___ GIVEN DATA ___

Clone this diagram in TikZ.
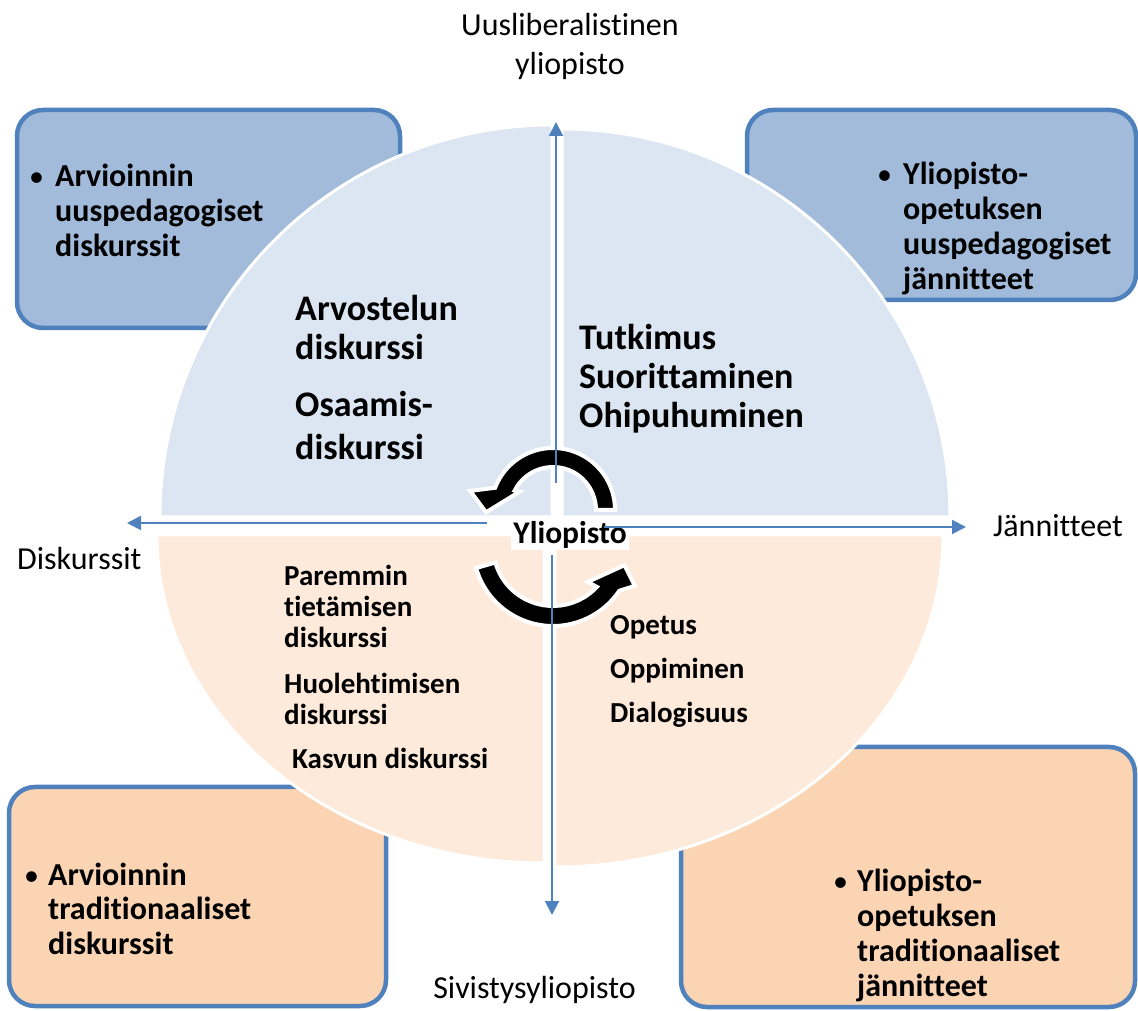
\documentclass[tikz,border=0pt]{standalone}
\usepackage{fontspec}
\setmainfont{Carlito}[Ligatures={NoCommon,NoContextual}]
\usetikzlibrary{arrows.meta}
\definecolor{topq}{HTML}{DCE6F2}
\definecolor{botq}{HTML}{FDEADA}
\definecolor{topbox}{HTML}{A2BBDA}
\definecolor{botbox}{HTML}{FBD4B4}
\definecolor{edgeblue}{HTML}{4F81BD}
\newcommand{\bul}[1]{\makebox[#1][l]{\mdseries\fontsize{30}{35}\selectfont •}}
\begin{document}
\begin{tikzpicture}[x=1pt,y=1pt,
  cbox/.style={draw=edgeblue, line width=4.5pt, rounded corners=26pt},
  quad/.style={draw=white, line width=3pt},
  carrow/.style={fill=black, draw=white, line width=4pt, line join=miter},
  axis/.style={draw=edgeblue, line width=2pt, -{Triangle[length=14pt,width=14pt]}},
  txt/.style={inner sep=0pt, anchor=base west},
  lblreg/.style={inner sep=0pt, font=\fontsize{32}{39}\selectfont},
  qbig/.style={txt, font=\bfseries\fontsize{36}{39}\selectfont},
  qbigb/.style={txt, font=\bfseries\fontsize{36}{43}\selectfont},
  qsmall/.style={txt, font=\bfseries\fontsize{29}{31}\selectfont},
  qsmallb/.style={txt, font=\bfseries\fontsize{29}{44}\selectfont},
  boxtxt/.style={txt, font=\bfseries\fontsize{32}{35}\selectfont}]
\useasboundingbox (0,0) rectangle (1138,1010);

% corner boxes
\path[cbox, fill=topbox] (17,682) rectangle (400,900);
\path[cbox, fill=topbox] (747,710) rectangle (1136,900);
\path[cbox, fill=botbox] (9,4) rectangle (386,223);
\path[cbox, fill=botbox] (681,3) rectangle (1135,263);

% quadrants
\path[quad, fill=topq] (552,493) -- (160,493) arc[start angle=180, end angle=90, radius=392] -- cycle;
\path[quad, fill=topq] (562,493) -- (562,881) arc[start angle=90, end angle=0, radius=388] -- cycle;
\path[quad, fill=botq] (544,475) -- (157,475) arc[start angle=180, end angle=270, x radius=387, y radius=328] -- cycle;
\path[quad, fill=botq] (555,475) -- (555,143) arc[start angle=270, end angle=360, x radius=388, y radius=332] -- cycle;

% circular arrows
\begin{scope}[shift={(553,500)}]
\path[carrow] (0:62) arc[start angle=0, end angle=159, radius=62] -- (167:85) -- (182:67) -- (151:38) -- (153:43) arc[start angle=153, end angle=0, radius=43] -- cycle;
\end{scope}
\begin{scope}[shift={(553,464)}]
\path[carrow] (196:80) arc[start angle=196, end angle=326, radius=80] -- (334:91) -- (345:74) -- (314:50) -- (317:60) arc[start angle=317, end angle=196, radius=60] -- cycle;
\end{scope}

% centre
\node[inner xsep=2pt, inner ysep=1pt, fill=white, font=\bfseries\fontsize{31.5}{36}\selectfont, anchor=base] (yl) at (570,466) {Yliopisto};

% axes
\coordinate (vtopS) at (556,527);
\coordinate (vtopE) at (556,888);
\coordinate (vbotS) at (552,455);
\coordinate (vbotE) at (552,95);
\coordinate (hlS) at (487,487);
\coordinate (hlE) at (127,487);
\coordinate (hrS) at (604,483);
\coordinate (hrE) at (966,483);
\draw[axis] (vtopS) -- (vtopE);
\draw[axis] (vbotS) -- (vbotE);
\draw[axis] (hlS) -- (hlE);
\draw[axis] (hrS) -- (hrE);

% axis labels
\node[lblreg, anchor=base] (ltop) at (570,974) {\begin{tabular}[t]{@{}c@{}}Uusliberalistinen\\yliopisto\end{tabular}};
\node[lblreg, anchor=base west] (lleft) at (17,440) {Diskurssit};
\node[lblreg, anchor=base west] (lright) at (993,473) {Jännitteet};
\node[lblreg, anchor=base] (lbot) at (534.5,12) {Sivistysyliopisto};

% quadrant texts
\node[qbig] (tla) at (295,689) {\begin{tabular}[t]{@{}l@{}}Arvostelun\\diskurssi\end{tabular}};
\node[qbigb] (tlb) at (295,593.3) {\begin{tabular}[t]{@{}l@{}}Osaamis-\\diskurssi\end{tabular}};
\node[qbig] (tra) at (579,660) {\begin{tabular}[t]{@{}l@{}}Tutkimus\\Suorittaminen\\Ohipuhuminen\end{tabular}};
\node[qsmall] (bla) at (284,424.3) {\begin{tabular}[t]{@{}l@{}}Paremmin\\tietämisen\\diskurssi\end{tabular}};
\node[qsmall] (blb) at (284,316) {\begin{tabular}[t]{@{}l@{}}Huolehtimisen\\diskurssi\end{tabular}};
\node[qsmall] (blc) at (292,241.7) {Kasvun diskurssi};
\node[qsmallb] (bra) at (610,375) {\begin{tabular}[t]{@{}l@{}}Opetus\\Oppiminen\\Dialogisuus\end{tabular}};

% box texts
\node[boxtxt] (btl) at (29,823) {\begin{tabular}[t]{@{}l@{}l@{}}\bul{26pt}&Arvioinnin\\&uuspedagogiset\\&diskurssit\end{tabular}};
\node[boxtxt] (btr) at (877,825) {\begin{tabular}[t]{@{}l@{}l@{}}\bul{26pt}&Yliopisto-\\&opetuksen\\&uuspedagogiset\\&jännitteet\end{tabular}};
\node[boxtxt] (bbl) at (24,125) {\begin{tabular}[t]{@{}l@{}l@{}}\bul{24pt}&Arvioinnin\\&traditionaaliset\\&diskurssit\end{tabular}};
\node[boxtxt] (bbr) at (833,118.3) {\begin{tabular}[t]{@{}l@{}l@{}}\bul{24pt}&Yliopisto-\\&opetuksen\\&traditionaaliset\\&jännitteet\end{tabular}};
\end{tikzpicture}
\end{document}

___

Make an exact copy of the whole listing, but don't bring over any pictures.

Clone this diagram in TikZ.
\documentclass[tikz,border=0pt]{standalone}
\usepackage{fontspec}
\setmainfont{Carlito}[Ligatures={NoCommon,NoContextual}]
\usetikzlibrary{arrows.meta}
\definecolor{topq}{HTML}{DCE6F2}
\definecolor{botq}{HTML}{FDEADA}
\definecolor{topbox}{HTML}{A2BBDA}
\definecolor{botbox}{HTML}{FBD4B4}
\definecolor{edgeblue}{HTML}{4F81BD}
\newcommand{\bul}[1]{\makebox[#1][l]{\mdseries\fontsize{30}{35}\selectfont •}}
\begin{document}
\begin{tikzpicture}[x=1pt,y=1pt,
  cbox/.style={draw=edgeblue, line width=4.5pt, rounded corners=26pt},
  quad/.style={draw=white, line width=3pt},
  carrow/.style={fill=black, draw=white, line width=4pt, line join=miter},
  axis/.style={draw=edgeblue, line width=2pt, -{Triangle[length=14pt,width=14pt]}},
  txt/.style={inner sep=0pt, anchor=base west},
  lblreg/.style={inner sep=0pt, font=\fontsize{32}{39}\selectfont},
  qbig/.style={txt, font=\bfseries\fontsize{36}{39}\selectfont},
  qbigb/.style={txt, font=\bfseries\fontsize{36}{43}\selectfont},
  qsmall/.style={txt, font=\bfseries\fontsize{29}{31}\selectfont},
  qsmallb/.style={txt, font=\bfseries\fontsize{29}{44}\selectfont},
  boxtxt/.style={txt, font=\bfseries\fontsize{32}{35}\selectfont}]
\useasboundingbox (0,0) rectangle (1138,1010);

% corner boxes
\path[cbox, fill=topbox] (17,682) rectangle (400,900);
\path[cbox, fill=topbox] (747,710) rectangle (1136,900);
\path[cbox, fill=botbox] (9,4) rectangle (386,223);
\path[cbox, fill=botbox] (681,3) rectangle (1135,263);

% quadrants
\path[quad, fill=topq] (552,493) -- (160,493) arc[start angle=180, end angle=90, radius=392] -- cycle;
\path[quad, fill=topq] (562,493) -- (562,881) arc[start angle=90, end angle=0, radius=388] -- cycle;
\path[quad, fill=botq] (544,475) -- (157,475) arc[start angle=180, end angle=270, x radius=387, y radius=328] -- cycle;
\path[quad, fill=botq] (555,475) -- (555,143) arc[start angle=270, end angle=360, x radius=388, y radius=332] -- cycle;

% circular arrows
\begin{scope}[shift={(553,500)}]
\path[carrow] (0:62) arc[start angle=0, end angle=159, radius=62] -- (167:85) -- (182:67) -- (151:38) -- (153:43) arc[start angle=153, end angle=0, radius=43] -- cycle;
\end{scope}
\begin{scope}[shift={(553,464)}]
\path[carrow] (196:80) arc[start angle=196, end angle=326, radius=80] -- (334:91) -- (345:74) -- (314:50) -- (317:60) arc[start angle=317, end angle=196, radius=60] -- cycle;
\end{scope}

% centre
\node[inner xsep=2pt, inner ysep=1pt, fill=white, font=\bfseries\fontsize{31.5}{36}\selectfont, anchor=base] (yl) at (570,466) {Yliopisto};

% axes
\coordinate (vtopS) at (556,527);
\coordinate (vtopE) at (556,888);
\coordinate (vbotS) at (552,455);
\coordinate (vbotE) at (552,95);
\coordinate (hlS) at (487,487);
\coordinate (hlE) at (127,487);
\coordinate (hrS) at (604,483);
\coordinate (hrE) at (966,483);
\draw[axis] (vtopS) -- (vtopE);
\draw[axis] (vbotS) -- (vbotE);
\draw[axis] (hlS) -- (hlE);
\draw[axis] (hrS) -- (hrE);

% axis labels
\node[lblreg, anchor=base] (ltop) at (570,974) {\begin{tabular}[t]{@{}c@{}}Uusliberalistinen\\yliopisto\end{tabular}};
\node[lblreg, anchor=base west] (lleft) at (17,440) {Diskurssit};
\node[lblreg, anchor=base west] (lright) at (993,473) {Jännitteet};
\node[lblreg, anchor=base] (lbot) at (534.5,12) {Sivistysyliopisto};

% quadrant texts
\node[qbig] (tla) at (295,689) {\begin{tabular}[t]{@{}l@{}}Arvostelun\\diskurssi\end{tabular}};
\node[qbigb] (tlb) at (295,593.3) {\begin{tabular}[t]{@{}l@{}}Osaamis-\\diskurssi\end{tabular}};
\node[qbig] (tra) at (579,660) {\begin{tabular}[t]{@{}l@{}}Tutkimus\\Suorittaminen\\Ohipuhuminen\end{tabular}};
\node[qsmall] (bla) at (284,424.3) {\begin{tabular}[t]{@{}l@{}}Paremmin\\tietämisen\\diskurssi\end{tabular}};
\node[qsmall] (blb) at (284,316) {\begin{tabular}[t]{@{}l@{}}Huolehtimisen\\diskurssi\end{tabular}};
\node[qsmall] (blc) at (292,241.7) {Kasvun diskurssi};
\node[qsmallb] (bra) at (610,375) {\begin{tabular}[t]{@{}l@{}}Opetus\\Oppiminen\\Dialogisuus\end{tabular}};

% box texts
\node[boxtxt] (btl) at (29,823) {\begin{tabular}[t]{@{}l@{}l@{}}\bul{26pt}&Arvioinnin\\&uuspedagogiset\\&diskurssit\end{tabular}};
\node[boxtxt] (btr) at (877,825) {\begin{tabular}[t]{@{}l@{}l@{}}\bul{26pt}&Yliopisto-\\&opetuksen\\&uuspedagogiset\\&jännitteet\end{tabular}};
\node[boxtxt] (bbl) at (24,125) {\begin{tabular}[t]{@{}l@{}l@{}}\bul{24pt}&Arvioinnin\\&traditionaaliset\\&diskurssit\end{tabular}};
\node[boxtxt] (bbr) at (833,118.3) {\begin{tabular}[t]{@{}l@{}l@{}}\bul{24pt}&Yliopisto-\\&opetuksen\\&traditionaaliset\\&jännitteet\end{tabular}};
\end{tikzpicture}
\end{document}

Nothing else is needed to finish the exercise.